- Born: April 14, 1948 Chicago, Illinois, U.S.
- Died: December 4, 2024 (aged 76) St. Paul, Minnesota, U.S.
- Education: Bradley University; Chicago-Kent College of Law;
- Occupation: Lawyer
- Known for: Rwandan genocide legal defense
- Spouse: Masako Usui

= Peter Erlinder =

American lawyer

C. Peter Erlinder (April 14, 1948 – December 4, 2024) was an American lawyer, originally from Chicago, who lived in St. Paul, Minnesota. He was Lead Defense Counsel for the UN International Criminal Tribunal for Rwanda and represented several clients internationally, most notably several Rwandan opposition leaders, including Rwandan presidential candidate Victoire Ingabire.

==Biography==
Erlinder was born in Chicago. He received his bachelor's degree from Bradley University, then spent two years at Georgetown University Law Center. He graduated from Chicago-Kent College of Law, and was a lecturer at the University of Chicago, before becoming a professor at William Mitchell College of Law. He retired in 2012 and died in St. Paul on December 4, 2024.

==Defendants==
Erlinder specialized in high-profile crimes involving terrorism, the death penalty, civil rights, claims of government and police misconduct, and criminal defense of political activists. Some of the clients he has defended include:
- Mohammed Abdullah Warsame
- Sami al-Arian
- Victoire Ingabire

==Arrest in Rwanda==
Erlinder was arrested on May 28, 2010, in the Rwandan capital. He defended opposition leader Victoire Ingabire against the same charge he faced, a law prohibiting "Genocide Ideology" – speech refuting that the 1994 Rwandan genocide occurred exactly as the Rwandan government claims. The Republic of Rwanda issued a statement claiming that Erlinder "continually engaged in conspiracy theories and denial surrounding the circumstances of the genocide [and] has promulgated this dangerous and distorted fiction over many years." This statement claimed that he was arrested for allegedly denying the Rwandan genocide, and accused him of links to FDLR. Police spokesman Eric Kayiranga claimed that Erlinder said that "no Tutsis were killed by Hutus." As a result of Kayiranga's claim, some media reported that Erlinder's defense of clients accused of genocide included the argument "that the Tutsis were not the primary victims but the instigators and that the massacres were actually part of a civil war."

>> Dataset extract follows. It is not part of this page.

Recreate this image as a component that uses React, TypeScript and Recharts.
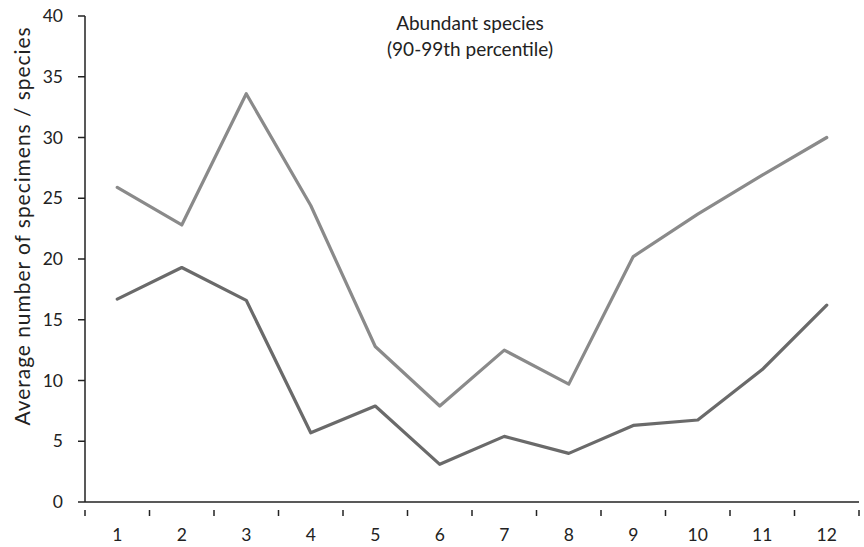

Although "Conspiracy to commit genocide" is just one of six possible genocidal crimes enumerated in the "Convention on the Prevention and Punishment of the Crime of Genocide," the crime of genocide still requires proof of "intent to destroy, in whole or in part, a national, ethnical, racial or religious group."

Erlinder sued Kagame for ordering the Rwandan Patriotic Front (RPF) to commit war crimes, including murder, and he accused the United States of turning a blind eye to Kagame's wrongdoing. Amnesty International has confirmed that the RPF committed war crimes and crimes against humanity, but the crimes have largely escaped international notice.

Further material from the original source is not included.